Time, if we had sufficient time in the supply chain, we get the part started. It will probably take a month to make the transition or the change out of the substructure. And cost wise, it would be roughly in the $2 million range.
Great. Okay. Those contracts are up at the end of first quarter '15, correct?
Those contracts being the -- those contracts for the -- yes.
End of the first quarter, beginning of the second quarter.
Got it. Okay. And among the long lead items that you've pulled forward on the next 5 rigs, how much more quickly are you able to get those rigs into service now with that effort?
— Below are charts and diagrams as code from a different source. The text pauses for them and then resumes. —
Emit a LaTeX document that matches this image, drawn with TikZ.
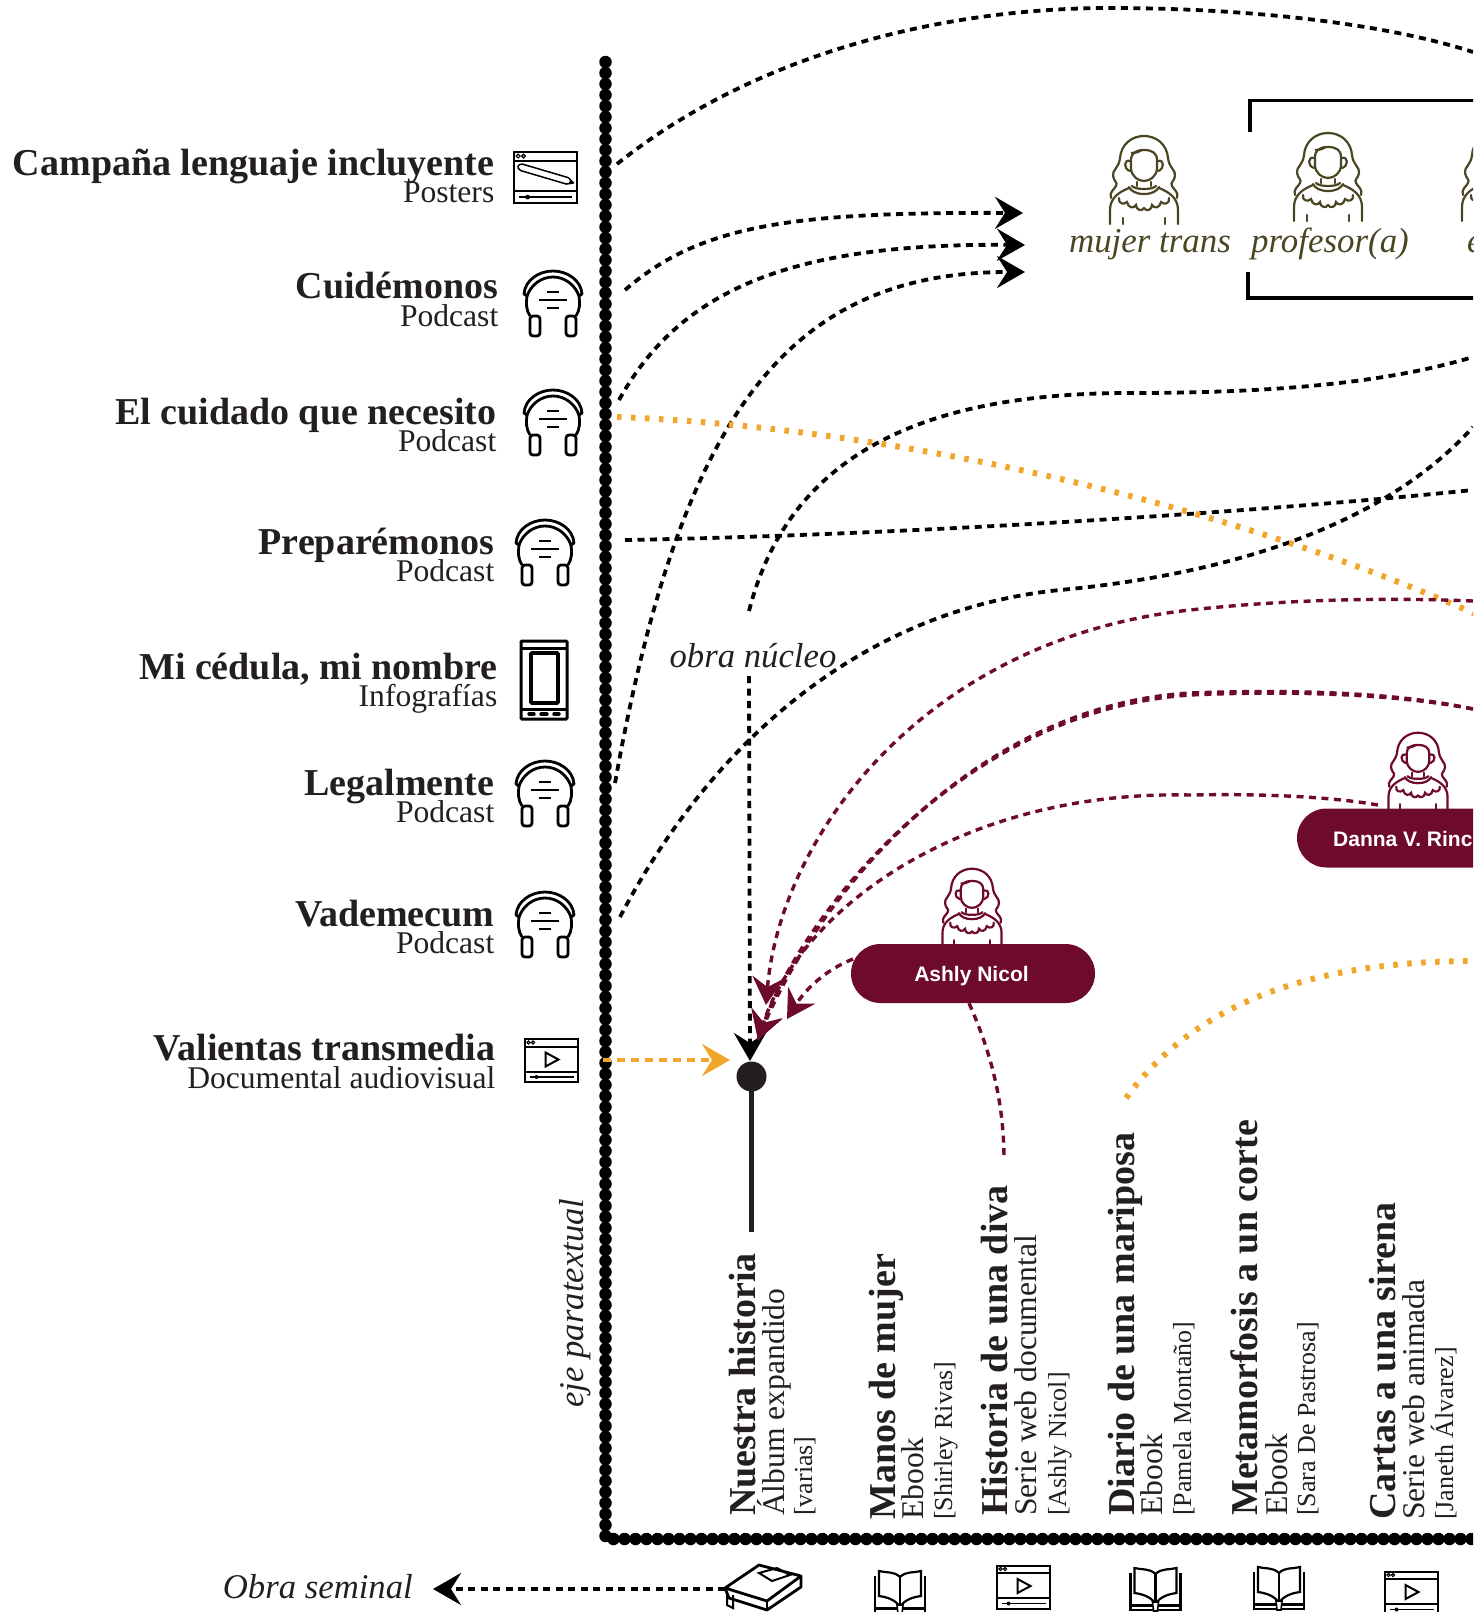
\documentclass[tikz,border=0pt]{standalone}
\usepackage{fontspec}
\setmainfont{Liberation Serif}
\setsansfont{Liberation Sans}
\usetikzlibrary{arrows.meta, calc, positioning, shapes.misc}

\definecolor{vino}{HTML}{6D0A2E}
\definecolor{naranja}{HTML}{F2A52B}
\definecolor{olivo}{HTML}{4A4522}
\definecolor{tinta}{HTML}{231F20}

\newcommand{\ventanabase}{
  \draw[black, line width=2pt] (-26.5,-21.5) rectangle (26.5,21.5);
  \draw[black, line width=2pt] (-26.5,-14) -- (26.5,-14) (-26.5,11) -- (26.5,11);
  \draw[black, line width=1.2pt] (-23,-18) circle (1.6pt) (-18.5,-18) circle (1.6pt);
  \draw[black, line width=1.6pt] (-22,16.5) -- (22,16.5);
  \fill[black] (-15,16.5) circle (2pt);
}

\tikzset{
  flecha/.style={-{Stealth[length=28pt,width=32pt,inset=10pt]}},
  punteado/.style={black, line width=3.8pt, dash pattern=on 7pt off 5.5pt},
  puntvino/.style={vino, line width=3.4pt, dash pattern=on 7pt off 5.5pt},
  puntnaranja/.style={naranja, line width=6pt, dash pattern=on 4.5pt off 9.5pt},
  eje/.style={black, line width=12.5pt, line cap=round, dash pattern=on 0pt off 11pt},
  pill/.style={rounded rectangle, fill=vino, minimum width=244pt, minimum height=59pt, inner sep=0pt},
  pilltxt/.style={text=white, font=\sffamily\bfseries\fontsize{21}{21}\selectfont},
  titulo/.style={anchor=base east, inner sep=0pt, text=tinta, font=\bfseries\fontsize{38}{38}\selectfont},
  formato/.style={anchor=base east, inner sep=0pt, text=tinta, font=\fontsize{31.6}{32}\selectfont},
  vtitulo/.style={rotate=90, anchor=base west, inner sep=0pt, text=tinta, font=\bfseries\fontsize{38}{38}\selectfont},
  vformato/.style={rotate=90, anchor=base west, inner sep=0pt, text=tinta, font=\fontsize{31.6}{32}\selectfont},
  vautor/.style={rotate=90, anchor=base west, inner sep=0pt, text=tinta, font=\fontsize{26}{26}\selectfont},
  nota/.style={inner sep=0pt, text=tinta, font=\itshape\fontsize{34.7}{35}\selectfont},
  rol/.style={inner sep=0pt, text=olivo, font=\itshape\fontsize{34.9}{35}\selectfont},
  % Icons
  audifonos/.pic={
    \draw[black, line width=2.8pt, line join=round] (-29,-9) .. controls (-28,-23) and (-14,-32) .. (0,-32) .. controls (14,-32) and (28,-23) .. (29,-9) -- (26,-7) .. controls (22,-18) and (12,-26) .. (0,-26) .. controls (-12,-26) and (-22,-18) .. (-26,-7) -- cycle;
    \draw[black, line width=2.8pt] (-26,-7) .. controls (-27,0) and (-27,7) .. (-23,13);
    \draw[black, line width=2.8pt] (26,-7) .. controls (27,0) and (27,7) .. (23,13);
    \draw[black, line width=2.8pt, rounded corners=3pt] (-23,13) rectangle (-13,33);
    \draw[black, line width=2.8pt, rounded corners=3pt] (13,13) rectangle (23,33);
    \draw[black, line width=2.8pt] (-6,-11) -- (6,-11) (-14,-3) -- (14,-3) (-6,5) -- (6,5);
  },
  videoicono/.pic={
    \ventanabase
    \draw[black, line width=2pt, line join=miter] (-6,-8) -- (7,-1) -- (-6,6) -- cycle;
  },
  posticono/.pic={
    \ventanabase
    \draw[black, line width=1.5pt, line join=round] (-19.2,-11.2) -- (19.1,0.1) -- (23.5,4.6) -- (17.5,5.5) -- (-20.8,-5.8) .. controls (-25,-8) and (-23,-12) .. (-19.2,-11.2);
    \fill[black] (20.5,2.5) -- (23.5,4.6) -- (19.5,5.2) -- cycle;
  },
  tableta/.pic={
    \draw[black, line width=3pt, rounded corners=1pt] (-23,-39) rectangle (23,39);
    \draw[black, line width=3pt] (-23,-32) -- (23,-32) (-23,29) -- (23,29);
    \draw[black, line width=3.6pt, rounded corners=1pt] (-13,-27) rectangle (14,23);
    \draw[black, line width=3.4pt, line cap=round] (-15,34) -- (-10,34) (-3,34) -- (3,34) (10,34) -- (15,34);
  },
  libroabierto/.pic={
    \draw[black, line width=2.2pt] (-25,-16) -- (-25,21) -- (25,21) -- (25,-16);
    \draw[black, line width=2.2pt, fill=white] (0,-15) .. controls (-6,-21) and (-14,-19) .. (-21,-21) -- (-21,4) .. controls (-13,5) and (-4,8) .. (0,15) .. controls (4,8) and (13,5) .. (21,4) -- (21,-21) .. controls (14,-19) and (6,-21) .. (0,-15) -- cycle;
    \draw[black, line width=2.2pt] (0,-15) -- (0,15);
    \draw[black, line width=3pt] (-25,16) -- (25,16);
    \draw[black, line width=1.6pt, fill=white] (-3,13) -- (3,13) -- (2,22) -- (-2,22) -- cycle;
  },
  librocerrado/.pic={
    \draw[black, line width=2.8pt, line join=round] (-38,1) -- (-4,-22) -- (38,-11) -- (4,14) -- cycle;
    \draw[black, line width=2.8pt, line join=round] (-38,1) -- (-34,11) -- (4,23) -- (38,0) -- (38,-11);
    \draw[black, line width=2.8pt] (4,14) -- (4,23);
    \draw[black, line width=2pt] (-4,-14) -- (14,-19) -- (27,-12) -- (9,-6) -- cycle;
    \draw[black, line width=2pt] (-36,6) -- (-36,18) -- (-30,21) -- (-30,8);
  },
  persona/.pic={
    \foreach \s in {1,-1}{
      \begin{scope}[xscale=\s, line width=2.2pt, line cap=round]
        \draw (0,-44) .. controls (13,-44) and (23,-35) .. (24,-22) .. controls (25,-12) and (32,-10) .. (31,-4) .. controls (30,2) and (26,2) .. (28,6) .. controls (30,10) and (35,12) .. (33,18);
        \draw (0,-30) .. controls (8,-30) and (13,-27) .. (13,-20) -- (13,-12) .. controls (13,-4) and (6,1) .. (0,1);
        \draw (14,-19) .. controls (20,-21) and (21,-11) .. (14,-9);
        \draw (7,2) -- (7,6);
        \draw (0,14) .. controls (8,14) and (13,11) .. (15,7);
        \draw (0,9) .. controls (6,9) and (10,8) .. (12,6);
        \draw (15,8) .. controls (25,12) and (34,18) .. (34,30) -- (34,44);
        \draw (25,18) .. controls (26,24) and (20,25) .. (17,22) .. controls (16,28) and (10,29) .. (8,25) .. controls (8,30) and (2,32) .. (0,28);
        \draw (21,38) -- (21,44);
      \end{scope}
    }
    \draw[line width=2.2pt] (-13,-27) .. controls (-8,-27) and (-5,-28) .. (-2,-30);
  }
}

\begin{document}
\begin{tikzpicture}[x=1pt, y=-1pt]
\useasboundingbox (0,0) rectangle (1473,1612);
\clip (0,0) rectangle (1473,1612);

% Axes
\coordinate (ejetop) at (605.5,62);
\coordinate (ejecorner) at (605.5,1539);
\coordinate (ejeend) at (1479,1539);
\draw[eje] (ejetop) -- (ejecorner) -- (ejeend);
\node[nota, rotate=90] (ejepara) at (575,1303) {eje paratextual};

% Left labels
\foreach \nom/\x/\yt/\ys/\tit/\sub in {
  campana/494.5/175/202/{Campaña lenguaje incluyente}/Posters,
  cuidemonos/498.5/298/326/Cuidémonos/Podcast,
  cuidado/496.5/424/451/{El cuidado que necesito}/Podcast,
  preparemonos/494.5/554/581/Preparémonos/Podcast,
  cedula/497.5/679/706/{Mi cédula, mi nombre}/Infografías,
  legalmente/494.5/795/822/Legalmente/Podcast,
  vademecum/494.5/926/953/Vademecum/Podcast,
  valientas/495.5/1060/1088/{Valientas transmedia}/{Documental audiovisual}} {
  \node[titulo] (tit\nom) at (\x,\yt) {\tit};
  \node[formato] (sub\nom) at (\x,\ys) {\sub};
}

% Left icons
\pic[scale=1.19] at (545.5,177.5) {posticono};
\pic at (553,303) {audifonos};
\pic at (553,422) {audifonos};
\pic at (545,552) {audifonos};
\pic at (544,680) {tableta};
\pic at (545,793) {audifonos};
\pic at (545,924) {audifonos};
\pic at (551.5,1060.5) {videoicono};

% Works along the bottom
\foreach \nom/\xa/\xb/\xc/\yb/\tit/\sub/\aut in {
  nuestra/755/784/812/1516/{Nuestra historia}/{Álbum expandido}/{[varias]},
  manos/895/923/952/1520/{Manos de mujer}/Ebook/{[Shirley Rivas]},
  diva/1007/1036/1066/1516/{Historia de una diva}/{Serie web documental}/{[Ashly Nicol]},
  diario/1134/1162/1191/1516/{Diario de una mariposa}/Ebook/{[Pamela Montaño]},
  metamorfosis/1257/1287/1315/1516/{Metamorfosis a un corte}/Ebook/{[Sara De Pastrosa]},
  cartas/1395/1424/1453/1520/{Cartas a una sirena}/{Serie web animada}/{[Janeth Álvarez]}} {
  \node[vtitulo] (tit\nom) at (\xa,\yb) {\tit};
  \node[vformato] (sub\nom) at (\xb,\yb) {\sub};
  \node[vautor] (aut\nom) at (\xc,\yb) {\aut};
}

% Bottom icons
\pic at (763,1587) {librocerrado};
\pic at (900,1592) {libroabierto};
\pic at (1023.5,1587) {videoicono};
\pic at (1155.5,1589) {libroabierto};
\pic at (1279,1588) {libroabierto};
\pic at (1411.5,1593) {videoicono};

% Roles
\pic[olivo] at (1144,180) {persona};
\pic[olivo] at (1328,177) {persona};
\pic[olivo] at (1496,177) {persona};
\node[rol, anchor=base] (mujertrans) at (1150,252) {mujer trans};
\node[rol, anchor=base] (profesor) at (1330,252) {profesor(a)};
\node[rol, anchor=base west] (rolotro) at (1467,252) {e};
\draw[black, line width=3.3pt] (1250,132) -- (1250,100.5) -- (1480,100.5);
\draw[black, line width=3.3pt] (1248,272) -- (1248,298) -- (1480,298);

% Authors
\pic[vino, scale=.87] at (972,907) {persona};
\node[pill] (ashly) at (973,973.5) {};
\node[pilltxt] (ashlytxt) at (971.5,976) {Ashly Nicol};
\pic[vino, scale=.87] at (1418,771) {persona};
\node[pill] (danna) at (1419,838) {};
\node[pilltxt, anchor=base west, inner sep=0pt] (dannatxt) at (1333,846) {Danna V. Rinc};

% Nucleus
\node[circle, fill=tinta, inner sep=0pt, minimum size=30pt] (nucleo) at (751.5,1076.5) {};
\coordinate (nucleobase) at (751.5,1232);
\draw[tinta, line width=5pt] (nucleo.center) -- (nucleobase);
\node[nota, anchor=center] (obranucleo) at (753,656) {obra núcleo};
\coordinate (nucleotip) at (750,1061);
\coordinate (nucleosal) at (749,676);
\draw[punteado, flecha] (nucleosal) -- (nucleotip);

% Seminal work
\node[nota, anchor=base east] (seminal) at (413,1598) {Obra seminal};
\coordinate (seminalsal) at (725,1589);
\coordinate (seminaltip) at (433,1589);
\draw[punteado, flecha] (seminalsal) -- (seminaltip);

% Black links
\coordinate (tipa) at (1023,213);
\coordinate (tipb) at (1025,245);
\coordinate (tipc) at (1025,272);
\draw[punteado] (617,164) .. controls (760,50) and (950,8) .. (1110,8) .. controls (1240,8) and (1380,22) .. (1473,52);
\draw[punteado, flecha] (625,290) .. controls (700,225) and (790,212) .. (tipa);
\draw[punteado, flecha] (619,400) .. controls (680,290) and (790,243) .. (tipb);
\draw[punteado, flecha] (615,783) .. controls (680,420) and (785,272) .. (tipc);
\draw[punteado] (749,611) .. controls (790,450) and (930,393) .. (1130,393) .. controls (1260,393) and (1380,385) .. (1473,357);
\draw[punteado] (625,540) .. controls (900,535) and (1250,513) .. (1473,490);
\draw[punteado] (620,917) .. controls (710,745) and (860,610) .. (1060,590) .. controls (1220,575) and (1380,530) .. (1473,427);

% Orange links
\coordinate (valientasal) at (603,1060);
\coordinate (valientatip) at (730,1060);
\draw[naranja, line width=3.4pt, dash pattern=on 8pt off 6pt, flecha] (valientasal) -- (valientatip);
\draw[puntnaranja] (617,417) .. controls (900,428) and (1230,505) .. (1480,616);
\draw[puntnaranja] (1126,1098) .. controls (1190,1010) and (1300,960) .. (1480,961);

% Crimson links
\coordinate (tipvino) at (766,1005);
\coordinate (tipvinob) at (758,1040);
\coordinate (tipashly) at (787,1019);
\draw[puntvino, flecha] (1473,601) .. controls (1400,598) and (1300,598) .. (1190,610) .. controls (920,640) and (780,840) .. (tipvino);
\draw[puntvino, flecha] (1473,709) .. controls (1400,695) and (1300,690) .. (1190,695) .. controls (960,710) and (800,920) .. (tipvinob);
\draw[puntvino] (1473,709) .. controls (1400,693) and (1300,689) .. (1190,693) .. controls (965,706) and (806,912) .. (tipvinob);
\draw[puntvino, flecha] (1378,805) .. controls (1350,800) and (1290,793) .. (1190,795) .. controls (960,790) and (800,910) .. (tipvinob);
\draw[puntvino, flecha] (853,959) .. controls (825,970) and (805,990) .. (tipashly);
\coordinate (divatop) at (1004,1160);
\draw[puntvino] (ashly.south) ++(-4,0) .. controls (990,1050) and (1004,1100) .. (divatop);
\end{tikzpicture}
\end{document}
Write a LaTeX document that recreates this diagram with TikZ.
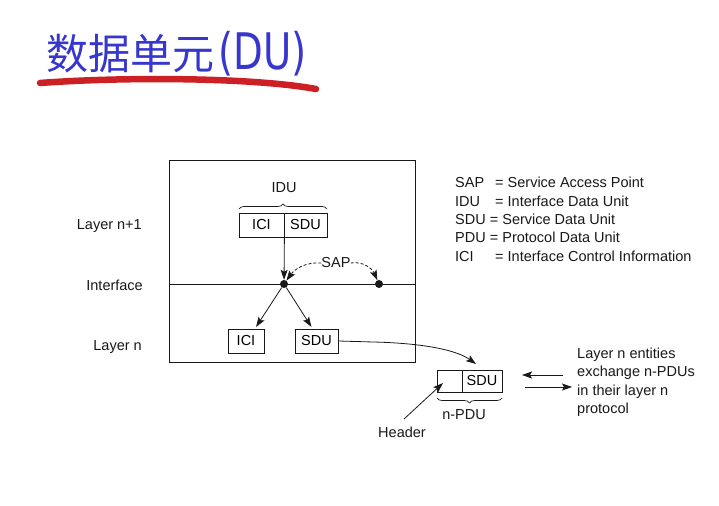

Well, we're right now planning for 1 in the first quarter, 3 in the second, 2 in the third and 1 in the fourth. That's our plan at this time. There's a little bit -- a lot of what drives that is going to be what is the market dictating, what is the amount of term available and what is the day rate. And also it's a little bit of brinkmanship between us and our customer. If you want to push too hard, then they'll delay and vice versa. So it really is the game that you play when you're negotiating with your customer. Remember, our customers and the people that -- the decision-makers, they're driven by reducing cost, while at the same time, we're driven by increasing term and increasing our day rates. So it's very -- that's the challenge, is to make sure we're aligned when we enter into a contract. We're not necessarily aligned in our business drivers. Does that make sense?
And there seems that we have no further questions at this time. I'd like to turn the floor back to management for closing remarks.
Great. Well, thanks again everyone for joining us on the call today. I hope you can tell how excited and enthusiastic we are about the future for Independence Contract Drilling. We'll start meeting you all at our conferences during the remainder of this year and into next year. And I look forward to seeing all of you soon. So thanks again for your interest and support and for joining us today.
Thank you. This does conclude today's teleconference. You may disconnect your lines at this time. And thank you for your participation.